In all this, however, certain things are certain. If the ruining political class does not murder the country, we will require something revolutionary to return the nation to its pre-military path which correctly and altruistically placed emphasis on education, national unity and cohesion. The new birth of the country will, hence, come through either or both of two ways. Either there will be a revolutionary regime which will recognise and work in harmony with the nation’s intellectuals to re-start a holistic development process from the ashes of the current ruins; or the ordinary people, the systematically disenfranchised, will rise on their own and embark on a mass movement that will free the country from its current predatory stranglehold by the thieving political class who have taken us so perilously close to utter damnation. Definitely, such a moment will come when sanity will be restored to the nation, particularly to its political class which has been so visionless in ruination of everything of value that can propel growth and development.

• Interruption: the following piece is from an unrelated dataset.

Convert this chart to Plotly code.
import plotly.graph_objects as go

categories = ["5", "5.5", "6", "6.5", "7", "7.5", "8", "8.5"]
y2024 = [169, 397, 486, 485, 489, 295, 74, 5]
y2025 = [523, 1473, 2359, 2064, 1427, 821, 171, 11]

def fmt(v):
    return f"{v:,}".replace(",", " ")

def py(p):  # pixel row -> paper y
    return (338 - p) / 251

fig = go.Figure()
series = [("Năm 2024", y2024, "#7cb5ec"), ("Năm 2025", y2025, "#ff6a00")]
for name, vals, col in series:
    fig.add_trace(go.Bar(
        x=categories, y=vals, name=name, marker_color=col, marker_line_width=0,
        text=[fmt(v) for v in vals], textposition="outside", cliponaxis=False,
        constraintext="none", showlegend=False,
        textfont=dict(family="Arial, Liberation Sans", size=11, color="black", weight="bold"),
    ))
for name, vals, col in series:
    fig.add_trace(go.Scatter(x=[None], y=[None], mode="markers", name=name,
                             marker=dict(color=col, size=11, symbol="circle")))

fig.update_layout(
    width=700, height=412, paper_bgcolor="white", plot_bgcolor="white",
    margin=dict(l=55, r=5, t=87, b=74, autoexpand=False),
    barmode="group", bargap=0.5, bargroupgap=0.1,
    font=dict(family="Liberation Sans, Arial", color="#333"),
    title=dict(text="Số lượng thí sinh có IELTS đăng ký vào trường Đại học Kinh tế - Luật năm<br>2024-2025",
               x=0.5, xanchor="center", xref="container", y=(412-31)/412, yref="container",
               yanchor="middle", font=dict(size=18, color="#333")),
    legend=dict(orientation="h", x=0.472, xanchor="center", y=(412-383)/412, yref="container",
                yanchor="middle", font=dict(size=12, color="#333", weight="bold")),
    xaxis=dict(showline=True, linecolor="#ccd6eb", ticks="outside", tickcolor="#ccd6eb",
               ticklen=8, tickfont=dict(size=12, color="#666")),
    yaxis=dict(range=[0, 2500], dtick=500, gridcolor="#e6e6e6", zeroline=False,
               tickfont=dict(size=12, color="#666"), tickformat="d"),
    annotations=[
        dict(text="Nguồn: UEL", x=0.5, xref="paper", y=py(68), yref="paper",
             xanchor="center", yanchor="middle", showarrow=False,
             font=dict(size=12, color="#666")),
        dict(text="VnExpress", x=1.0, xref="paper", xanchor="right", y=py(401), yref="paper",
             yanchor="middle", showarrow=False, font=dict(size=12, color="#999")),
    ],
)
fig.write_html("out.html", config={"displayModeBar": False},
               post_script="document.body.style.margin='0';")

Such a moment will come when the senator’s winner-takes-all monthly income of N36,000,000 will be brought to the neighbourhood of the professor’s monthly income of N450,000 and the brigadier-general’s N600,000 and, also to some reasonable closeness to the N30,000 minimum wage being fought for by the Nigerian Labour Congress. Definitely, such a moment will come when an emerging patriotic political leader will confer regularly with the women and men in the ivory towers on policies and methods of implementation that can advance our economy and improve the general standard of living of Nigerians as it is currently the case in other nations that have left us behind.

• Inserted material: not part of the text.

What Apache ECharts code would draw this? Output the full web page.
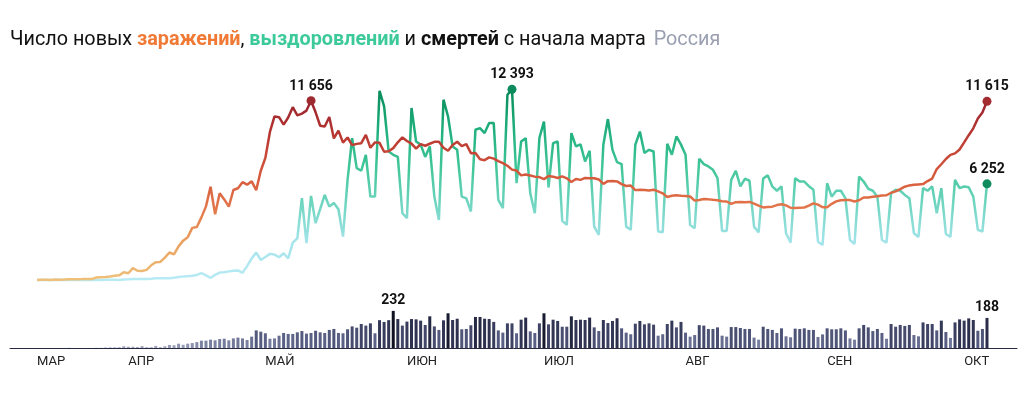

But when that time finally comes, the members of ASUU will be the only ones standing who can serve as models for our unity, prudence in the management of our resources, patriotic and altruistic commitment to the goals of nationhood such as the founders of our great nation had, and as it is the case with all other nations of our world, who are genuinely committed to growth and development. That is when a crosspollination of ideas between the town and gown will restore such universities as the types that produced those scientists who could produce rockets for the Biafran side of the Nigerian Civil War in 1968. But then, Nigerians owe the union the duty of understanding its noble vision and mission, and aligning themselves with these so that the union will survive till that moment when its intervention will be needed; otherwise it could be equally starved to death by these gods of dust whose fingers on any aspect of our national life turn the sector to dust. These are the gods of dust we call the Nigerian ru(ining)ling class.